Collectibles: The Shape of an Idea

The item pictured here—a miniature model of a 19th-century brush-making machine that could produce tools as small as paintbrushes and as large as brooms—today serves only as a curio, albeit a finely crafted one. But its original purpose was far more serious, for it was designed to impress the U.S. Patent and Trademark Office. Thomas Duggan and Thomas Jesson, inventors from Ireland, created the brush maker and sought patents for it in their native country and the United States. They commissioned a professional model maker to build the miniature to accompany their American petition, which otherwise would have been rejected; from 1790 to 1880, the patent office required each applicant to submit a model of the invention, no larger than 12 square inches, with the paperwork.


The real machine’s appearance was not as fanciful as the model’s. “[The brush maker] would have had none of the detail. It truly doesn’t need the feet. The feet have nothing to do with it,” says Alan Rothschild, a Cazenovia, N.Y., collector who owns the brass and cast-iron model. “This [use of decorative detail] is to make the model look as though it deserves a patent. That’s one reason you see such elaborate work.” He explains that the model makers would coax clients into letting them make the models as attractive as possible by implying that the patent inspectors would approve more readily a spiffy-looking device. Duggan and Jesson received patent no. 195,017 on September 11, 1877—either because the inspector was convinced by the device’s design or seduced by the model.

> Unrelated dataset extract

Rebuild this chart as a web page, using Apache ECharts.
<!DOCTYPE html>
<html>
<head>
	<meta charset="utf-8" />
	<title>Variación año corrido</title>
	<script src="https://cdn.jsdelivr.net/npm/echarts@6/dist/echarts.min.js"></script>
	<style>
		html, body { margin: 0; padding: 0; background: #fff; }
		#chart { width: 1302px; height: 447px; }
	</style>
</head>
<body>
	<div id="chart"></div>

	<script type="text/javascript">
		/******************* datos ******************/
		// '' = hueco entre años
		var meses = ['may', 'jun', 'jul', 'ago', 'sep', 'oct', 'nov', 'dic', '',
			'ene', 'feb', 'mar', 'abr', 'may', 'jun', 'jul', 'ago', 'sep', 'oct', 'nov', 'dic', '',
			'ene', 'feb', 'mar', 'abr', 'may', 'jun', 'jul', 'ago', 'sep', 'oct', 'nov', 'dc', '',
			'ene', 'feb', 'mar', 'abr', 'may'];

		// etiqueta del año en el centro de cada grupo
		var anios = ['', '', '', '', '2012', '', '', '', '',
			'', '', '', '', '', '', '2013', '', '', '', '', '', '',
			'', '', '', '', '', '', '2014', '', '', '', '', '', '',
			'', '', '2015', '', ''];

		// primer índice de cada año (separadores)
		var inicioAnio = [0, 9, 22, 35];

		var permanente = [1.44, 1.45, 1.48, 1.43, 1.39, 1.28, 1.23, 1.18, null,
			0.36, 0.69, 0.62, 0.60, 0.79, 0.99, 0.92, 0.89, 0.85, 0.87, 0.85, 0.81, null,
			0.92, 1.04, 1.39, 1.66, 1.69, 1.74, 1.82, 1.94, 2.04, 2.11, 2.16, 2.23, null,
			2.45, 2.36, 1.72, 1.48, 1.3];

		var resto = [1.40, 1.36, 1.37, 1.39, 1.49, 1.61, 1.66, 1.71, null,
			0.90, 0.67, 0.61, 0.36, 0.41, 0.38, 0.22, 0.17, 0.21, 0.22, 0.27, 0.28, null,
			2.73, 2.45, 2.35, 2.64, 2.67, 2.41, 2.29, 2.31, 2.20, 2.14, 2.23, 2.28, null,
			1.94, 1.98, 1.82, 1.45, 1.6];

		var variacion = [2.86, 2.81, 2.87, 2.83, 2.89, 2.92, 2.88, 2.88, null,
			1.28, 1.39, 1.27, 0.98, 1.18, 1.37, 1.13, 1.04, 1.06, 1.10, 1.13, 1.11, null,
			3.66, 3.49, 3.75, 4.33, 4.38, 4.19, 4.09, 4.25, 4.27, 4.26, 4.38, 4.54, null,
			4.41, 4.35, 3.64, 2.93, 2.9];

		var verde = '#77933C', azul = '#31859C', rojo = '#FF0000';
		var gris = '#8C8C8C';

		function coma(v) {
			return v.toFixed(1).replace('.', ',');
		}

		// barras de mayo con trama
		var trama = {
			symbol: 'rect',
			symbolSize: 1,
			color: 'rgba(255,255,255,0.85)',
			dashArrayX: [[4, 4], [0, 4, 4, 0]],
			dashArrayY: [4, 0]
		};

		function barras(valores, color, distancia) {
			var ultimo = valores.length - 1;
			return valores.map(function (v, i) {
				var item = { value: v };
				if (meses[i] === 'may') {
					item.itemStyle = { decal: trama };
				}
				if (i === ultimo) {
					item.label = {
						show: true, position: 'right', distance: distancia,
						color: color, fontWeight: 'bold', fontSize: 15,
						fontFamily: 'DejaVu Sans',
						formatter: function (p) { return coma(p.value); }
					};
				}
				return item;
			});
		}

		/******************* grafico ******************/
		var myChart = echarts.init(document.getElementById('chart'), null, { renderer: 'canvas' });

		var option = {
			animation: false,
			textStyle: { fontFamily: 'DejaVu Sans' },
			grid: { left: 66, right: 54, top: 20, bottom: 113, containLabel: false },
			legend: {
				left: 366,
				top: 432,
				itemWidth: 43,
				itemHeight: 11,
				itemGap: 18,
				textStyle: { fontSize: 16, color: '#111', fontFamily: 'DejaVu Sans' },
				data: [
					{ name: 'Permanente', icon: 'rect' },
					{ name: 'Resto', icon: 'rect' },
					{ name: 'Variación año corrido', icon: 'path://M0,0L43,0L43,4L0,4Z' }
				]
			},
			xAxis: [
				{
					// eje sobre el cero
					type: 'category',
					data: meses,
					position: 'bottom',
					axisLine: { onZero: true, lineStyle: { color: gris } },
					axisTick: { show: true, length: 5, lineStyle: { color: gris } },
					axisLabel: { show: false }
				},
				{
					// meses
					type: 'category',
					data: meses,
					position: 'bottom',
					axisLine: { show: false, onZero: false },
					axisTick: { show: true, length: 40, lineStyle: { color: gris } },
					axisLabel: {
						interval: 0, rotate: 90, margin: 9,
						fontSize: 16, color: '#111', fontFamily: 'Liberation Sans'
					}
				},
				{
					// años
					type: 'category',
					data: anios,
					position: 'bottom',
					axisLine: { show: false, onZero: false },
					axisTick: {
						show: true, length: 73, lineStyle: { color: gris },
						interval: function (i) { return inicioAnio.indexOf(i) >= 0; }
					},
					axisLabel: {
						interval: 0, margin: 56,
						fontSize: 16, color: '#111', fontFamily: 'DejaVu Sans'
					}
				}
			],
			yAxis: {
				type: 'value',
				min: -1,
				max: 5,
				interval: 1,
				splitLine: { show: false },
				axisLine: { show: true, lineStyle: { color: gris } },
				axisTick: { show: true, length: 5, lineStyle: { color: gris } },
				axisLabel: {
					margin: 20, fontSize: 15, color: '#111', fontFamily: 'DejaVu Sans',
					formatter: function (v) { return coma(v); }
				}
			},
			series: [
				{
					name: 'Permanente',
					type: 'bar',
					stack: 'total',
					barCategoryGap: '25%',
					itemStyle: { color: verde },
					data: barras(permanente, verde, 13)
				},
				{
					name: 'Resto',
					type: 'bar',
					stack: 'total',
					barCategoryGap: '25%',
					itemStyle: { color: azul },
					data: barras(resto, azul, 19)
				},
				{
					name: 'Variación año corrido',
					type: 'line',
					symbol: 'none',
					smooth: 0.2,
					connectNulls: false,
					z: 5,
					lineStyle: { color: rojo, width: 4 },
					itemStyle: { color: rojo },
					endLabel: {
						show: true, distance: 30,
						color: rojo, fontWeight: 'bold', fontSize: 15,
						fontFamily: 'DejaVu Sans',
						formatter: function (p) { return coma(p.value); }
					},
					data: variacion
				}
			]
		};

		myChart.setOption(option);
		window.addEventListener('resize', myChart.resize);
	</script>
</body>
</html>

“America’s was the only patent system that required a model,” says Rothschild, adding that officials believed they would help inspectors understand the designs. “The problem was, no one had a clue how many there would be and how much space they would take up. It got out of hand.” The office received more than 200,000 miniature artificial legs, lathes, diamond cutters, engines, musical rocking chairs, rowing machines, burglar alarms, whiskey stills, printing presses, and other renderings of bright ideas before repealing the model requirement. Although fires at the patent office in 1836 and 1877 claimed tens of thousands of the items, the remaining models consumed so much space that Congress permitted the office to sell its collection in 1925. Some were returned to patent holders and others went to the Smithsonian Institution, but many were purchased by collectors such as Cliff Petersen, from whom Rothschild obtained the brush maker.

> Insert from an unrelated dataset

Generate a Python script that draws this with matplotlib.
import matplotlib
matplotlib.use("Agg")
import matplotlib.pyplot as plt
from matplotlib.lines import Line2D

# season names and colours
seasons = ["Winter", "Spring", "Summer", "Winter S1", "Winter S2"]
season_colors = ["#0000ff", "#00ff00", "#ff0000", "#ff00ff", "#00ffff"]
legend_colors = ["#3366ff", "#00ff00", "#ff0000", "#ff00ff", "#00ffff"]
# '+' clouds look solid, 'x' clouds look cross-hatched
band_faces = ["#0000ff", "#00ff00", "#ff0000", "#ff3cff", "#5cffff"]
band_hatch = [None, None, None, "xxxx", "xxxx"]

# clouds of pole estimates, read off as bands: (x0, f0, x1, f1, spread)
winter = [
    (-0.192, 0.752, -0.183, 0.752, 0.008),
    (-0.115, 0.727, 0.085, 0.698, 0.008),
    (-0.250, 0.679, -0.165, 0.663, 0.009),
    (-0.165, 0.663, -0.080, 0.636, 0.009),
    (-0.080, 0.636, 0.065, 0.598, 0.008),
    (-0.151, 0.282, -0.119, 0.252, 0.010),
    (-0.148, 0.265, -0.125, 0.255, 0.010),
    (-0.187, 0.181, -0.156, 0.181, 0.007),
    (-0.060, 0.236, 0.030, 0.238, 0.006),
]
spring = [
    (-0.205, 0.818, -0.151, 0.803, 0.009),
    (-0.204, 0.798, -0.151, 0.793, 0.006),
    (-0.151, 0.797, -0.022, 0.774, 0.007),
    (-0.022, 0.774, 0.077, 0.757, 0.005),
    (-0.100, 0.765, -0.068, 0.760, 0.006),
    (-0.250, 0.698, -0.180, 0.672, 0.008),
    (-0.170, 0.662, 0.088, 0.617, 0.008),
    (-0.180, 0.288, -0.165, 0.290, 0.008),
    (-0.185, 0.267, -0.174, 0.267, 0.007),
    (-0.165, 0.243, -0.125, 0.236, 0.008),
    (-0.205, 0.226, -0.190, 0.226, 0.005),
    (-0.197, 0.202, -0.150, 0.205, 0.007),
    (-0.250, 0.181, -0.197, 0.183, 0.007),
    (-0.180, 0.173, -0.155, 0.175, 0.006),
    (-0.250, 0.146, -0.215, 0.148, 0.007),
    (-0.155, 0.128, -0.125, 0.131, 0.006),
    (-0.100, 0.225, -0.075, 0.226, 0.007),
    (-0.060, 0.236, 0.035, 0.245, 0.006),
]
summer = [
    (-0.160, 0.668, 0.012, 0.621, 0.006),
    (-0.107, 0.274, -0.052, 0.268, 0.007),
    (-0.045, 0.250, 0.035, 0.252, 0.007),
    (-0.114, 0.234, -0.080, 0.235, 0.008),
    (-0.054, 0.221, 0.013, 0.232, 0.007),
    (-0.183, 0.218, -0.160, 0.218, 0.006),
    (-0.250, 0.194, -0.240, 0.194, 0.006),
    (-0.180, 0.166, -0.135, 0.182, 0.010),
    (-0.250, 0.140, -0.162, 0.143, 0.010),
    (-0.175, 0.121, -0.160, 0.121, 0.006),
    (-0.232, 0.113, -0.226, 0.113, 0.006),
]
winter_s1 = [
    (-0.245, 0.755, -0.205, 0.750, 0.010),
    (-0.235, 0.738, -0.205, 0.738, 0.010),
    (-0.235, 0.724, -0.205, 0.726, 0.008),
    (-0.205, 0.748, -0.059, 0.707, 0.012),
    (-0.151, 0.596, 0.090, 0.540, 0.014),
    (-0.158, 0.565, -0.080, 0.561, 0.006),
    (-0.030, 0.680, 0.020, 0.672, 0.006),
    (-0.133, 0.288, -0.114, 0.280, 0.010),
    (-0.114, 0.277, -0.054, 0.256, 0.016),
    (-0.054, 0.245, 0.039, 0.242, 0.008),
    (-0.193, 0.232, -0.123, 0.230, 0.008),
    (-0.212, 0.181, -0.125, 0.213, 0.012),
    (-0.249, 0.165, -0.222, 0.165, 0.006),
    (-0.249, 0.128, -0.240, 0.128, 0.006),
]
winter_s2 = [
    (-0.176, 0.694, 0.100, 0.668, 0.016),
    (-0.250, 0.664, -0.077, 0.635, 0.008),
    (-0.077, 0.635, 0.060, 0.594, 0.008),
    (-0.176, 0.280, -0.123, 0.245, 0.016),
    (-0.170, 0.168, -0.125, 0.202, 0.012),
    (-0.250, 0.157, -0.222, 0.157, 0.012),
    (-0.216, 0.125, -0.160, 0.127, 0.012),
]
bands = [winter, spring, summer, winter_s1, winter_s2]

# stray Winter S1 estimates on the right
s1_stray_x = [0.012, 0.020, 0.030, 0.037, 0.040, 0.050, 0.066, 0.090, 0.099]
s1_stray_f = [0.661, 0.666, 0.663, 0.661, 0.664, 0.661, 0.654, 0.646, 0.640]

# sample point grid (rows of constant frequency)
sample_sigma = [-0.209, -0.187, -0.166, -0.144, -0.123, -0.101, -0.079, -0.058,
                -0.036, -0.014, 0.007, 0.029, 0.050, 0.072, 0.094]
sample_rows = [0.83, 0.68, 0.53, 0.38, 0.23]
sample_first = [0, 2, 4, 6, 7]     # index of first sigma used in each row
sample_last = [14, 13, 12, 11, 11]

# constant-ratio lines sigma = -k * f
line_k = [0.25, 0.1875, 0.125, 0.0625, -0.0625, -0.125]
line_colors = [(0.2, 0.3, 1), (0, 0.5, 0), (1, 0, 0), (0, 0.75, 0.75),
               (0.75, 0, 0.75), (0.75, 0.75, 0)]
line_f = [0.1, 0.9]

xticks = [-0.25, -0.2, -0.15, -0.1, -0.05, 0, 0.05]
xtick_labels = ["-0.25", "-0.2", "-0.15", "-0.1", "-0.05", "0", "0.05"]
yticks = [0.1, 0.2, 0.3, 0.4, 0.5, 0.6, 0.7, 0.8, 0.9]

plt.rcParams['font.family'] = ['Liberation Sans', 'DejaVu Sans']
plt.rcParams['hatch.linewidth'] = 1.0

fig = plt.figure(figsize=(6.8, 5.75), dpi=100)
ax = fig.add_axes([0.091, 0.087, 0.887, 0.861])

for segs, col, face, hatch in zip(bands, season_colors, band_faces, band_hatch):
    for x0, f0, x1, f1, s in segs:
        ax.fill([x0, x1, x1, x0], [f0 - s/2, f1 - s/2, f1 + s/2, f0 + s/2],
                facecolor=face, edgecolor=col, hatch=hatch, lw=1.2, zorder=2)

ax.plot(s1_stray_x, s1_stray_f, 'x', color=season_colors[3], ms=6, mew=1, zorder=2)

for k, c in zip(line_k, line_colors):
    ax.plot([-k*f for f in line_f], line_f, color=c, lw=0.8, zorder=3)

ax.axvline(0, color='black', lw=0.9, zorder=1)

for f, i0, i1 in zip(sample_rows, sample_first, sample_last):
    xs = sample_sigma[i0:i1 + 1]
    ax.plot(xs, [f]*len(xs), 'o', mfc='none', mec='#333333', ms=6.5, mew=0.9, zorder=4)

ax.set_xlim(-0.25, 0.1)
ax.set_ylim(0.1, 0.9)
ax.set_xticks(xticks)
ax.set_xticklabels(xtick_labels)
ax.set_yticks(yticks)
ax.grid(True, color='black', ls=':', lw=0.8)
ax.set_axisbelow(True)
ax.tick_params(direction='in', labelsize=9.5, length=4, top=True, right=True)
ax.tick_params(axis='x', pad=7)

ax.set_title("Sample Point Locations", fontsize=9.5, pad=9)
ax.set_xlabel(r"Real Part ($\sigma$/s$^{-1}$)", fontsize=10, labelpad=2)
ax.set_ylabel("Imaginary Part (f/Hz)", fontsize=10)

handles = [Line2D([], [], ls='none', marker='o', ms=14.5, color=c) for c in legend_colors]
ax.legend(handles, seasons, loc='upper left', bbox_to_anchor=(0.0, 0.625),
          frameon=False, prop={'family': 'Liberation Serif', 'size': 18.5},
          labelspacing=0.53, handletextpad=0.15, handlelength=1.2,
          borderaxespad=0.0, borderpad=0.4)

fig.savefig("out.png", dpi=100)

Rothschild knew little about patent models before coming across a collection at an upstate New York antiques show in the late 1980s. His reaction to them was swift and strong. “I thought, ‘These are the greatest things I’ve ever seen,’ and I purchased three or four of them,” he says, recalling that one replicated a washing machine and another was either a miniature furnace or fireplace. Thus hooked, Rothschild amassed more than 4,000 models, most of which he displays at his upstate New York home in a private museum that is named for himself and Petersen.

Rothschild has long sought to establish a national patent model museum and recently began selling pieces from his collection to fund his project. While others might view patent models as intriguing curiosities, Rothschild sees them as tangible examples of what makes America great. “Without the patent system, we would be a Third World country, because without it, nothing would have been developed. We changed from an agricultural society that plowed fields with horses to one that uses John Deere tractors,” he says, explaining that the patent system encouraged inventors because they knew they could protect their proprietary rights to—and therefore profit from—their creations. “The Industrial Revolution came about. The world changed, and the country changed.”